Even if you know plenty of tricks and tips to applying your own makeup, Wade explains that an artist will take far more time, and be much more deliberate in her application than you probably would be at home (when was the last time you spent an hour in front of the vanity mirror?)

“Not only does a professional continue to take classes regularly to improve her technique, but she’s constantly stocking up on new colors and products that you probably wouldn’t invest in yourself,” says Wade. “That means you can try something a little different – without spending the hundreds of dollars it would require to buy products that could be out of date next season.”

Ultra-bright cheeks or super-smoky eyes might not be your thing, but women who want a fresh-faced, nude look might be the ones who benefit most from sitting down with a professional. “Many people don’t know the correct way to make themselves appear “natural” – they almost always underdo it,” says Wade. “Makeup artists are skilled at achieving a flawlessly bare look even when using lots of makeup. There’s an art form to it.”

Finding the right fit

Take a quick stroll through the cosmetics section of any department store and you’ll quickly realize: There are a lot of people out there who want to help you update your look. Avoid the temptation to seek out the person with the prettiest-looking makeup,” says Wade, “Just because she can do her own doesn’t necessarily mean she’ll be skilled at applying yours.”

Instead, whether you’re visiting a department store or contacting freelancers in your area, be prepared with a few key questions, recommends Antonio Rosa, make-up artist and co-owner or Senses NY Salon & Spa in Manhattan. Ask about the artist’s background and professional training: How many years have they been doing makeup and how often do they attend classes to update their technique? What cosmetic companies has the artist worked for in the past? Who is their “typical” client, and what type of look does she usually request?

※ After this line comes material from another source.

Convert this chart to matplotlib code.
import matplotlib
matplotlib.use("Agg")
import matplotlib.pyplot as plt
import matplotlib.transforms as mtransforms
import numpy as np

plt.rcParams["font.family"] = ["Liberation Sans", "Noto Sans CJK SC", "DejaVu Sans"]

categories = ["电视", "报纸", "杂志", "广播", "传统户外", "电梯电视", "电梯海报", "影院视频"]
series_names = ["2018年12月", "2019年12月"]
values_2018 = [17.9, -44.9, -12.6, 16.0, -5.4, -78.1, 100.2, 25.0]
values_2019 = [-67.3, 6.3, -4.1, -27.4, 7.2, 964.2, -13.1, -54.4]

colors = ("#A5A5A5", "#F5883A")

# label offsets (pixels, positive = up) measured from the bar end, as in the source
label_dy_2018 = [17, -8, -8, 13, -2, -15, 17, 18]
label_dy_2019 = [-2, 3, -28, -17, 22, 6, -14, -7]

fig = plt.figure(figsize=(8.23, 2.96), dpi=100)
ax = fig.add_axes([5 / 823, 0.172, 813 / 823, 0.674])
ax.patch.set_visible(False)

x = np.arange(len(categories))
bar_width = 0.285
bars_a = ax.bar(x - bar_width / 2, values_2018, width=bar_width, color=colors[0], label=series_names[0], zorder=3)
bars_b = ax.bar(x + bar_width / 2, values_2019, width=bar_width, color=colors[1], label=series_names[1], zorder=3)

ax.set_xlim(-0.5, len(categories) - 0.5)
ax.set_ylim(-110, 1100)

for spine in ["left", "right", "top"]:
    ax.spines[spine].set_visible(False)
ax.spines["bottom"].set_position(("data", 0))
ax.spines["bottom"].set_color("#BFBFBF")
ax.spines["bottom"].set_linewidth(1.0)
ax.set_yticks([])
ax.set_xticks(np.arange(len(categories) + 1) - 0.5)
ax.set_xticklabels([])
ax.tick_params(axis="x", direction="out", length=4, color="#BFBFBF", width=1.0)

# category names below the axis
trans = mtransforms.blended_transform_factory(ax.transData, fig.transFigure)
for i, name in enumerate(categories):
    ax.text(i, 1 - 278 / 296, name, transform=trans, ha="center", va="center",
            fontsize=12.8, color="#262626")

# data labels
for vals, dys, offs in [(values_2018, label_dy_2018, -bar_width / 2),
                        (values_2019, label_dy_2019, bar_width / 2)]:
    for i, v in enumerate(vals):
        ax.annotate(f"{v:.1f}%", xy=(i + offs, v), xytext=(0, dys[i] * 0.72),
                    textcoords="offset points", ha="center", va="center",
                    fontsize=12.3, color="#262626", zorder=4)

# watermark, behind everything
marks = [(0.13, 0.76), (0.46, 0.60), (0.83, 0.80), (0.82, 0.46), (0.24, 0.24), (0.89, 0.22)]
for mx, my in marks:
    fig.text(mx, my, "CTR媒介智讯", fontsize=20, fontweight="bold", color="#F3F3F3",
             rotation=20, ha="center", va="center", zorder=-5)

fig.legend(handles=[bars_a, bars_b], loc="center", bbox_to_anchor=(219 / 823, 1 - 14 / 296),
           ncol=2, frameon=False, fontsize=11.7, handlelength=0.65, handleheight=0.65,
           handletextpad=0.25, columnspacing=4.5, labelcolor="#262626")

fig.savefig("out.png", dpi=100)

In addition, you should always ask to view portfolios before you make a decision. “You’d never choose a photographer without seeing her pictures, and you should never hire a makeup artist without seeing the faces she’s done, “says Chavez. “Most take pride in the work that they’ve done, so if they balk, you may want to go with someone else.”

While most experts will insist that they can “do any look you want,” the answers that you get – and the images that you see – will give you a much better sense of whether their beauty philosophy and sensibilities come close to matching your own.

Not sure whether to visit the department store or hire a freelance makeup artist? Consider this: While she’s typically more expensive, the latter will almost always make house calls and won’t pressure you to buy extra makeup that you may not need or like. Either way, it’s essential to make an appointment to avoid the chances that the artist you’ve selected is busy no not working that day.

Getting the look that you want

As with most relationships, communication is key (and that goes double when you’re sitting in the makeup chair!).

“In order for the artist to give you the look that you want, she needs to know more about how you typically make up your own face,” says Wade. “Tell her what products you wear every day, and how you apply them. Let her know if you have trepidations about certain looks, like eyeliner above or below your eye, or bright colors on your lips.”

You should also share whether you’d like to go really natural, a look similar to your own everyday technique, or if you want a more dramatic look than that you’d typically attempt on your own. Chavez also recommends bringing in a photo of the look that you want to archive. “That way you can be sure you’re on the same page,” she says.

“If you’re feeling a little nervous about how heavy-handed the artist might be, ask her to apply makeup in stages – that way, you don’t have a jarring sensation at the end, and you can always add more if you’d like a more dramatic look,” recommends Wade.

While you’re probably going to be thrilled with the outcome, there’s always a chance that your makeup artist has missed the mark. If that happens, don’t panic! Wade recommends trying to figure out what you do like, and what what’s throwing you off. “If you’re not sure, go feature by feature and share with the artist what’s working for you, and what’s not,” she recommends. “If you’re calm, and communicate well, a less-than look can almost always be fixed.”

Once you’re feeling totally confident, it’s smart to purchase the products you’ll need to maintain your look throughout the rest of the day and evening. That may include a lipstick, shadow, lip and eyeliners and powder. “Never leave the cosmetic counter without the lip products that were applied on you,” recommend Chavez. “While your look will probably last longer than it normally would if you’d done your own makeup, at some point, you’re definitely going to need a touch up.”